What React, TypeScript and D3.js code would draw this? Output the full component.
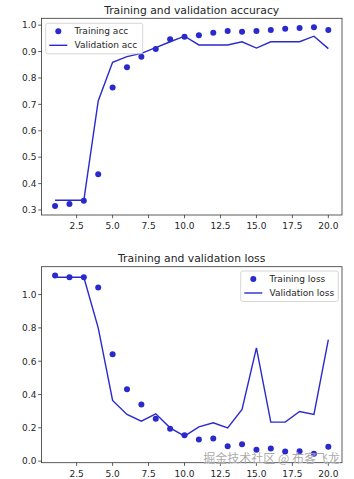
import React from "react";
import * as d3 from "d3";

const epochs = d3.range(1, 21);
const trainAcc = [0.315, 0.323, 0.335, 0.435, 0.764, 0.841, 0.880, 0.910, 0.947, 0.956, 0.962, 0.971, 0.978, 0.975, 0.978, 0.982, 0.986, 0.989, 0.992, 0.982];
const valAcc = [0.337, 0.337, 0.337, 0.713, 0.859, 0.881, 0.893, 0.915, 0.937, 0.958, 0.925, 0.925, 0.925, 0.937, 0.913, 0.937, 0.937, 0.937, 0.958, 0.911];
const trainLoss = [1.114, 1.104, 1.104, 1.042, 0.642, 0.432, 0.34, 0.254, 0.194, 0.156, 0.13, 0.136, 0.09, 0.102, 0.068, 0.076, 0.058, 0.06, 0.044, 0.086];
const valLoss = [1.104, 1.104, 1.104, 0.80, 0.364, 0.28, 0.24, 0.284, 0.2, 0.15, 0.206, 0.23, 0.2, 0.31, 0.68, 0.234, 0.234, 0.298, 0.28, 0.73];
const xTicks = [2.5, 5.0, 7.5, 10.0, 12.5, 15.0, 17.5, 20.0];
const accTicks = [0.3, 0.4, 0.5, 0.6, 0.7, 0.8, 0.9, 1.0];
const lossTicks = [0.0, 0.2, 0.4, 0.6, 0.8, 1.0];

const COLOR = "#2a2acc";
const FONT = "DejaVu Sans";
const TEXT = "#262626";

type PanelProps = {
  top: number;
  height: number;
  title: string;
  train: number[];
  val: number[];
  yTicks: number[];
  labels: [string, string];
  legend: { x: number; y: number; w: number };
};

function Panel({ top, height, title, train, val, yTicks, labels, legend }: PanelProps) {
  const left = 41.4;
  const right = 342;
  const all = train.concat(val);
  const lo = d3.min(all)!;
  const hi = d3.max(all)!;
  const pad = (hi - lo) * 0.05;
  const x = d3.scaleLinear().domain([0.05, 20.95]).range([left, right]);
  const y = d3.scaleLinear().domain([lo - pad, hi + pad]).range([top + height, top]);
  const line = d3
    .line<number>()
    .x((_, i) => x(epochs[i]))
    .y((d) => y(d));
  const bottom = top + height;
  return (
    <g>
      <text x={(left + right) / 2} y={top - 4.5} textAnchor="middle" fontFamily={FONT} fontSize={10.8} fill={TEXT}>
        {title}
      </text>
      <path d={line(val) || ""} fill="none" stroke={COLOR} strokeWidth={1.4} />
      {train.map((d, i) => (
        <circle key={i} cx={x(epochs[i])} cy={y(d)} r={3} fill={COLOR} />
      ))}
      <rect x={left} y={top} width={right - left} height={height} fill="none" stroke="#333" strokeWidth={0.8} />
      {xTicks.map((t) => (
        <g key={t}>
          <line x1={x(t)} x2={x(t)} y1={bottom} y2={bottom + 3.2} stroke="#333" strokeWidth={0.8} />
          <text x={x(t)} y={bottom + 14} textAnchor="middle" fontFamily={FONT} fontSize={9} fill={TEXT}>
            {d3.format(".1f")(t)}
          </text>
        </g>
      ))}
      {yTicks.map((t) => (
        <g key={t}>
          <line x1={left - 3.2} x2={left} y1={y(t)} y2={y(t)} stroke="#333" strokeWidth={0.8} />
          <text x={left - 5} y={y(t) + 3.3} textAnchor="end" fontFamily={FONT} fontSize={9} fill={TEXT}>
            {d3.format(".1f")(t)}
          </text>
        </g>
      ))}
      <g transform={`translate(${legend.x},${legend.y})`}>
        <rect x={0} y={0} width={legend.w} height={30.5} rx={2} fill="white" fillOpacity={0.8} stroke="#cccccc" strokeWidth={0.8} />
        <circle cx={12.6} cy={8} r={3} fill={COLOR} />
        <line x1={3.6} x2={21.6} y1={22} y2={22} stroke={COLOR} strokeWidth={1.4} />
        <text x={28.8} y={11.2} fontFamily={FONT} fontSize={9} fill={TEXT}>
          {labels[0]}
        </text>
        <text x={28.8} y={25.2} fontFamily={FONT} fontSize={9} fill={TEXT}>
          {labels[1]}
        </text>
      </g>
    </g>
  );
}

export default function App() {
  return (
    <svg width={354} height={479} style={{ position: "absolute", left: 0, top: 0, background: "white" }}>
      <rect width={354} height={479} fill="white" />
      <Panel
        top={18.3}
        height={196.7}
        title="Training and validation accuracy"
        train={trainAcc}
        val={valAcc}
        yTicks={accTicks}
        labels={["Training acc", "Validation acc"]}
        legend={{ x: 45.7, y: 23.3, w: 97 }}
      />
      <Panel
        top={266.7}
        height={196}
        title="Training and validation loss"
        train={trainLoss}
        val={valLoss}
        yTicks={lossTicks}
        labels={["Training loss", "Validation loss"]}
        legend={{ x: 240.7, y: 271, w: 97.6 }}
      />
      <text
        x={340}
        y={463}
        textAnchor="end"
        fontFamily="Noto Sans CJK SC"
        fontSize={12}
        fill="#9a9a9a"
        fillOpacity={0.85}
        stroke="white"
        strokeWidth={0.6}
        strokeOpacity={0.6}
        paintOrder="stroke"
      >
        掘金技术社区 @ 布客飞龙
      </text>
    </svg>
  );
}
════
Task statement → Look through the material and copy each line that has "React".

The reply →
What React, TypeScript and D3.js code would draw this? Output the full component.
import React from "react";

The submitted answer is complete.